I doubt a driveshaft with a "ding" is not going to change the balance that much, if any. A kink or bend would.

Find a good driveshaft shop and let them check it out. Make sure they can check the balance, as some might not do that, just build a new shaft from known accurate tubing and ends. So ask that question. If it needs new u-joints, let them do that too. You can also check the slip yoke's snout for indications of wear, too.

Just some thoughts,
CBODY67
 
Or a broken/separated engine mount
 
Here is my approach that is tried and proven to have good results. First rotate tires front to rear and re-road test, note any change. If the primary vibration still remains, tire balance is not the problem. Second raise your car up and support w/ jack stands w/ tires aboveground by several inches. Chock front tires, start car w/ eng warm and place in drive w/ the eng idling. Note any driveshaft for wobble or run out. Any beyond 1/8 inch is too much and a candidate for a rebuild.
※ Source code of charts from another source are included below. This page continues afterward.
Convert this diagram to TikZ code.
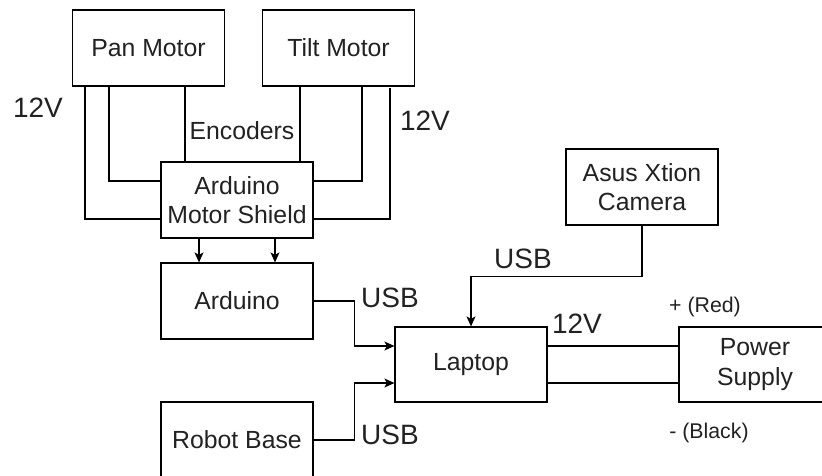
\documentclass[tikz,border=0pt]{standalone}
\usepackage{fontspec}
\setmainfont{Liberation Sans}
\usetikzlibrary{calc,arrows.meta}
\definecolor{txt}{HTML}{222222}
\tikzset{
  blk/.style={draw=black, line width=1.2pt, minimum width=152pt, minimum height=76pt, inner sep=0pt,
    align=center, text=txt, font=\fontsize{24.8}{29.5}\selectfont},
  wire/.style={draw=black, line width=1.2pt},
  arr/.style={wire, -{Stealth[length=10pt,width=9pt,inset=2.5pt]}},
  biglbl/.style={anchor=base, inner sep=0pt, text=txt, font=\fontsize{28}{30}\selectfont},
  midlbl/.style={anchor=base, inner sep=0pt, text=txt, font=\fontsize{24.8}{29}\selectfont},
  smalllbl/.style={anchor=base, inner sep=0pt, text=txt, font=\fontsize{21.3}{24}\selectfont}
}
\begin{document}
\begin{tikzpicture}[x=1pt,y=-1pt]
\useasboundingbox (0,0) rectangle (822,475);
\fill[white] (0,0) rectangle (822,475);
% boxes
\node[blk] (pan) at (148.5,48) {Pan Motor};
\node[blk] (tilt) at (338.5,48) {Tilt Motor};
\node[blk] (shield) at (237,200) {Arduino\\Motor Shield};
\node[blk] (arduino) at (237,301) {Arduino};
\node[blk] (robot) at (237,440) {Robot Base};
\node[blk, minimum height=75pt] (laptop) at (471,364.5) {Laptop};
\node[blk] (camera) at (642,187) {Asus Xtion\\Camera};
\node[blk, minimum height=75pt] (power) at (755,364.5) {Power\\Supply};
% motor wires
\draw[wire] ([xshift=13pt]pan.south west) |- ([yshift=-19pt]shield.west);
\draw[wire] ([xshift=37pt]pan.south west) |- ([yshift=19pt]shield.west);
\draw[wire] ([xshift=113pt]pan.south west) -- ([xshift=113pt]pan.south west |- shield.north);
\draw[wire] ([xshift=38pt]tilt.south west) -- ([xshift=38pt]tilt.south west |- shield.north);
\draw[wire] ([xshift=100pt]tilt.south west) |- ([yshift=19pt]shield.east);
\draw[wire] ([xshift=128pt,yshift=-1pt]tilt.south west) |- ([yshift=-19pt]shield.east);
% shield to arduino
\draw[arr] ([xshift=-38pt]shield.south) -- ([xshift=-38pt]arduino.north);
\draw[arr] ([xshift=38pt]shield.south) -- ([xshift=38pt]arduino.north);
% usb connections
\draw[arr] (arduino.east) -- ++(41,0) |- ([yshift=18.5pt]laptop.west);
\draw[arr] (robot.east) -- ++(41,0) |- ([yshift=-18.5pt]laptop.west);
\draw[arr] (camera.south) -- ++(0,51) -| (laptop.north);
% power wires
\draw[wire] ([yshift=18.5pt]laptop.east) -- ([yshift=18.5pt]laptop.east -| power.west);
\draw[wire] ([yshift=-18.5pt]laptop.east) -- ([yshift=-18.5pt]laptop.east -| power.west);
% labels
\node[biglbl] (v12a) at (38,117) {12V};
\node[midlbl] (enc) at (242,139) {Encoders};
\node[biglbl] (v12b) at (425,130) {12V};
\node[biglbl] (usb1) at (390,307) {USB};
\node[biglbl] (usb2) at (390,444) {USB};
\node[biglbl] (usb3) at (523,268) {USB};
\node[biglbl] (v12c) at (577,333) {12V};
\node[smalllbl] (red) at (705,312) {+ (Red)};
\node[smalllbl] (black) at (709,438) {- (Black)};
\end{tikzpicture}
\end{document}
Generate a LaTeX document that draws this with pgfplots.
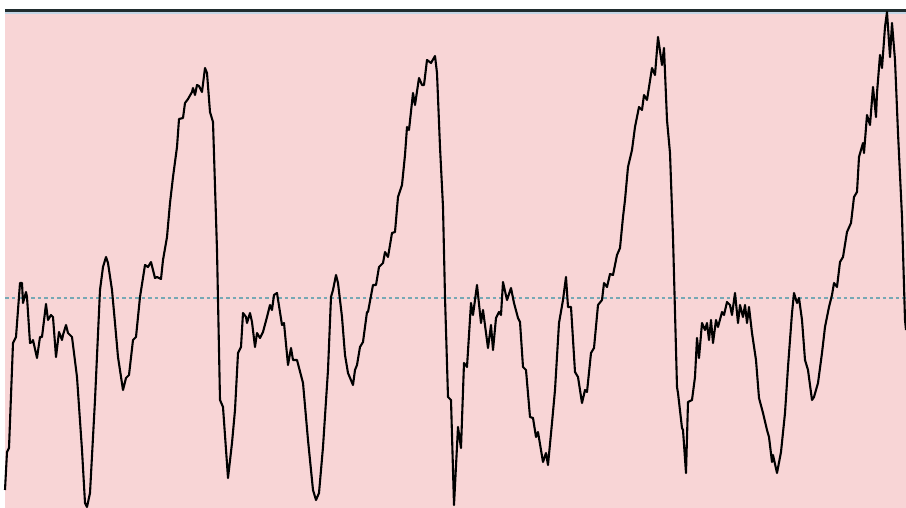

Check the rear diff. W/ a stethoscope for unusual noises. Us the same method as done/ in as used in checking the driveshaft, starting and putting in drive. No noises coming from the carrier, pinion or axle bearing areas, different probably not your problem. Now remove drive shaft for inspection. Any stiff or frozen joints bent weld yokes are grounds for a replacement or rebuild. If you have any questions, PM me.
 
There's a shop in town that advertises transmission work and I've sometimes seen old (classic) cars sitting for repairs. I went there and talked to the owner and he sounded pretty knowledgeable and mentioned many of the things talked about here on his own. He also said they'd keep it inside at night which I thought was very nice of him to offer. But mainly, he sounded upbeat about working on it and thanked me for coming in, as compared to some garages where if you took a car like this they'd be hedging and giving the general impression they were not too thrilled about working on it.

It'll be in his hands on Monday so hopefully he'll be able to get it sorted out.
 
The speedo being way off is due to when the transmission was replaced they didn't swap the speedometer gear. Had the same issue with my 66 New Yorker after doing a rebuild at a transmission shop. I figure they must of swapped the transmission with a different one. You need to pull it and count the teeth on it. Put a pan under it so fluid doesn't drain all over the floor. Mine had 26 teeth (i think, been a while)and I changed it to a 34 tooth. Speedo now agrees with my GPS. You can find them on ebay by looking for mopar speedometer gear. There are two different shaft lengths. You need the long shaft version. If you know your rear end gear ratio there is a chart on the net somewhere that lists the correct speedo gear. It should be in the service manual too. They are color coded by # of teeth. The mount has tooth numbers printed on it for correct orientation.